The difference between life in the French midi and life north of fifty degrees of latitude is the amount of time you are able to spend outside. One year, there was an opportunity to go to France for the Halloween holiday at the end of October. It was a time very different from the thirty degree temperatures of August, but it was still a delight.
Flying to Bordeaux from Dublin on an Air France flight was positively exotic compared to the usual journeys with Ryanair. A sporty Peugeot 307 hire car was available at a reduced price because there was little demand. The Dordogne farmhouse had a big, open fireplace and the logs stacked up the chimney provided great heat. It fell to minus six on the first night; the metallic blue of the car shrouded in a white frost. The days were clear blue and bright and the air was fresh and refreshing. Going to the castle in the nearby town and climbed to the top of its tower; the view was as good as it had been in summer, except there was no-one else there; there was almost a sense of guilt standing and looking across the Perigordin countryside. The restaurant food was good (and cheaper). One lunchtime, a white-maned writer with sheets of paper scattered across the table sat and wrote furiously with a biro and just as furiously crossed out as much as he had written. Life is lived much more in the open and the street markets were busy with autumn produce and game; rabbits and pigeons hung along a butcher’s stall; a paysanne sold excellent blackberries. The final afternoon had the warmth of an autumn sun; time to be bold and test the swimming pool used on so many summer hours. One width of the pool was sufficient; the water temperature a chilly ten degrees. As if there was an awareness that this was the last night; the Northern Lights appeared, great flashes of yellow and green across the night sky.
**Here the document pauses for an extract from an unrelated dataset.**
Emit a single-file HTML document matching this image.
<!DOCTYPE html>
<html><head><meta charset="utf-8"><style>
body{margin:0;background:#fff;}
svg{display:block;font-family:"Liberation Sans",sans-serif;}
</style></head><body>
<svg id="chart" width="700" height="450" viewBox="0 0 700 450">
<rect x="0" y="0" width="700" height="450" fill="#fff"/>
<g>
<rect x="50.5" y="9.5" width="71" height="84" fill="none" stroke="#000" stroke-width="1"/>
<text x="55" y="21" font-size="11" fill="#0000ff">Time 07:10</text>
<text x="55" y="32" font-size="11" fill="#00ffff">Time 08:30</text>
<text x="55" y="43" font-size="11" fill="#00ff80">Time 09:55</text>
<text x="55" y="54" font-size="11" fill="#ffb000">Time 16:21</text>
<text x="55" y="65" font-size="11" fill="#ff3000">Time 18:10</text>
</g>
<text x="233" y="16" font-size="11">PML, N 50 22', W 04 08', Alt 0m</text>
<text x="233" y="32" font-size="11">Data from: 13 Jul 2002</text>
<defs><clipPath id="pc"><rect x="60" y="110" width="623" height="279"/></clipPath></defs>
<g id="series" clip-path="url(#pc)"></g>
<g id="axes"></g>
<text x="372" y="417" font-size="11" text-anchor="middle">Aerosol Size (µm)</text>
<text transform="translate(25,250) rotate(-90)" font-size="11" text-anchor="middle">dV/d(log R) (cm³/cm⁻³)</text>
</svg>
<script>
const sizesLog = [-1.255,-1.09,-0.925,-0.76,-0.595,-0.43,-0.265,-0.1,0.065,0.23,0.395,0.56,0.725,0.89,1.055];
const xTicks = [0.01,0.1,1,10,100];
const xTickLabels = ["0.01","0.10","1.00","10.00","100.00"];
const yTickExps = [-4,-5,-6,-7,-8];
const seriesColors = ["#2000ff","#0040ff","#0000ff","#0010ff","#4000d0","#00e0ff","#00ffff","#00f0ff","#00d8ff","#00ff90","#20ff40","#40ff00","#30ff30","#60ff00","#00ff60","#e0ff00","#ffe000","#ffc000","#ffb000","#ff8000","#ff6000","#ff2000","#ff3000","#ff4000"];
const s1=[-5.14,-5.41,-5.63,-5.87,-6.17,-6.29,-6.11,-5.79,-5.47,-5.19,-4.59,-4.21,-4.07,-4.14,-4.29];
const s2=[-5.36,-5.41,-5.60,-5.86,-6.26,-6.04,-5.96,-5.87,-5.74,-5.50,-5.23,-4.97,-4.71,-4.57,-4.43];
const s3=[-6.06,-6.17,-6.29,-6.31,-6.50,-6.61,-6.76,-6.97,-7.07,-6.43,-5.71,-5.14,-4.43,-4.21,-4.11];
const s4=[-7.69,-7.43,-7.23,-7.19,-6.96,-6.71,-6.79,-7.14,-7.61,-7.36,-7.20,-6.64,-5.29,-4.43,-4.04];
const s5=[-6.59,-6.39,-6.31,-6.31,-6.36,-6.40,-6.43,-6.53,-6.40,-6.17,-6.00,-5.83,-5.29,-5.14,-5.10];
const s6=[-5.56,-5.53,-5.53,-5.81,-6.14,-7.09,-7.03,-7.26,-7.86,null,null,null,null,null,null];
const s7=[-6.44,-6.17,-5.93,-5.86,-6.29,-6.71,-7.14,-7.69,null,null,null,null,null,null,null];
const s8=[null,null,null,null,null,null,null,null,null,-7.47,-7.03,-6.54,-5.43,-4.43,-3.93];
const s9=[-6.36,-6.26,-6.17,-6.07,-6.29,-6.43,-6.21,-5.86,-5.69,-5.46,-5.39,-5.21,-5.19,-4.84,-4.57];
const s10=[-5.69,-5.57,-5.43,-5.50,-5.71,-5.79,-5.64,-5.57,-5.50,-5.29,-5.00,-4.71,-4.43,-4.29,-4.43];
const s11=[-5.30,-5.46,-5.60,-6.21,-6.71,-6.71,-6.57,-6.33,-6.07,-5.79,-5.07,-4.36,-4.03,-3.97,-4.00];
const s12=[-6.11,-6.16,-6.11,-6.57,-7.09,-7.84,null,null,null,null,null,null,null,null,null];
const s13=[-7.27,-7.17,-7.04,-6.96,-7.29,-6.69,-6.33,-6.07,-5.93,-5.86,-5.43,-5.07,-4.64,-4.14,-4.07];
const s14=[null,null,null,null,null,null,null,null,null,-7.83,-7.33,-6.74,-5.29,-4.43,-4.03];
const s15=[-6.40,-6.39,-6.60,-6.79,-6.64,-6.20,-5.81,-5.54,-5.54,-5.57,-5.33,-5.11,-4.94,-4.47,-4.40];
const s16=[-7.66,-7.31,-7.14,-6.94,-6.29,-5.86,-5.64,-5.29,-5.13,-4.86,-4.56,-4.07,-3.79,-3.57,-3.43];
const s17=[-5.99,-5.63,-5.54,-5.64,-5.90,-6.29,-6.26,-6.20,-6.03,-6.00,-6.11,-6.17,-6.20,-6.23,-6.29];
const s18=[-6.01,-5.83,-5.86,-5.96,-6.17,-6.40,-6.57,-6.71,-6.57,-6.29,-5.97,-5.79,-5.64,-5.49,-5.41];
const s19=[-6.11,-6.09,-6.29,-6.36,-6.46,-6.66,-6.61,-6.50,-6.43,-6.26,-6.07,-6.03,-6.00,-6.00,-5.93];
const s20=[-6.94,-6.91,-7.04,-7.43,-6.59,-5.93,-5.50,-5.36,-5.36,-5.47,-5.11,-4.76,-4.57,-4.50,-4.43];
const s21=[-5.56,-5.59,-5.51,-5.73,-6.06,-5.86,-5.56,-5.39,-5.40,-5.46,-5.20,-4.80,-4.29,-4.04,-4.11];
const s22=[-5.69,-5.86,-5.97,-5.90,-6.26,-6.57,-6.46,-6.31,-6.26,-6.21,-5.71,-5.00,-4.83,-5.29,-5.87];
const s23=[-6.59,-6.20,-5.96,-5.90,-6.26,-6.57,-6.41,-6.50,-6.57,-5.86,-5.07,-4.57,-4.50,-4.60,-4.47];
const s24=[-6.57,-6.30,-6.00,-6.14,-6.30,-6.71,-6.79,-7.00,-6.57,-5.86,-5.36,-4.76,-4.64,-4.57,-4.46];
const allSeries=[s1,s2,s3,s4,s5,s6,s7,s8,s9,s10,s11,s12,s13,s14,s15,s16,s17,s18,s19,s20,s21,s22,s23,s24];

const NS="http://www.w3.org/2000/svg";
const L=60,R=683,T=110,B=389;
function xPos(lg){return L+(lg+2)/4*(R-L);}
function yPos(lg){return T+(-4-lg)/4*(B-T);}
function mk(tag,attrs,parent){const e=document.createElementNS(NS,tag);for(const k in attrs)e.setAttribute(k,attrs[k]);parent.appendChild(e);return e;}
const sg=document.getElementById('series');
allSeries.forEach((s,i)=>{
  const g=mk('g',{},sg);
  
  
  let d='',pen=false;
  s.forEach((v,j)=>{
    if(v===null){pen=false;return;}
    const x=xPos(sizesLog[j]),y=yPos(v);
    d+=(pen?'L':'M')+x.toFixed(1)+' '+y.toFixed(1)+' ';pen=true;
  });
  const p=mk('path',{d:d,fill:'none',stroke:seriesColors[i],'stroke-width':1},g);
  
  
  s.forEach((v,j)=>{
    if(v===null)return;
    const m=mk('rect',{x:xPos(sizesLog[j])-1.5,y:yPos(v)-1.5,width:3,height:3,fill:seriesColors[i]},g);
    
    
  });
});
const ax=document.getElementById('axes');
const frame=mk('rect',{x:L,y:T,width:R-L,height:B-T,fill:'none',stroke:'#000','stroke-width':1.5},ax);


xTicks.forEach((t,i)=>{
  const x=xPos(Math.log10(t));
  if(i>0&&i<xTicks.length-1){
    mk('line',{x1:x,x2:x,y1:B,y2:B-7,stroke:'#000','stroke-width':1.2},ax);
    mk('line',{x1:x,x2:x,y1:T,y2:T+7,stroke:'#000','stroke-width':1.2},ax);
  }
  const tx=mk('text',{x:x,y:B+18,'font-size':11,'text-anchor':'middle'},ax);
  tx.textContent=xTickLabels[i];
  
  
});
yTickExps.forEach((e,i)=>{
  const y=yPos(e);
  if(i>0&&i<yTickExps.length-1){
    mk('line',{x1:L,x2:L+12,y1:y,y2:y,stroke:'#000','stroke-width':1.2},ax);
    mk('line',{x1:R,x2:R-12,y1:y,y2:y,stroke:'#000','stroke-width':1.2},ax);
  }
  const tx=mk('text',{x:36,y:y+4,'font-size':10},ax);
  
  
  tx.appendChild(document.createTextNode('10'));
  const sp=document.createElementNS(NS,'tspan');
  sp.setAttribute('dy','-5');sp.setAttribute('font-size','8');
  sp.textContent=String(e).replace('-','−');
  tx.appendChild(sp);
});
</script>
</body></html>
The Dordogne was not the same in late October as it had been in late August, but it offered as many chances for enjoyment. While wind and rain would have driven people at home indoors, the blue skies remained. On the only wet day there was diversion in the bastide town of Eymet. It was market day and two men were buying vegetables from a stall. Completing their purchase in competent French they turn and spoke to each other in English, with accents unmistakably those of Somerset. Being able to live life outside had drawn them south.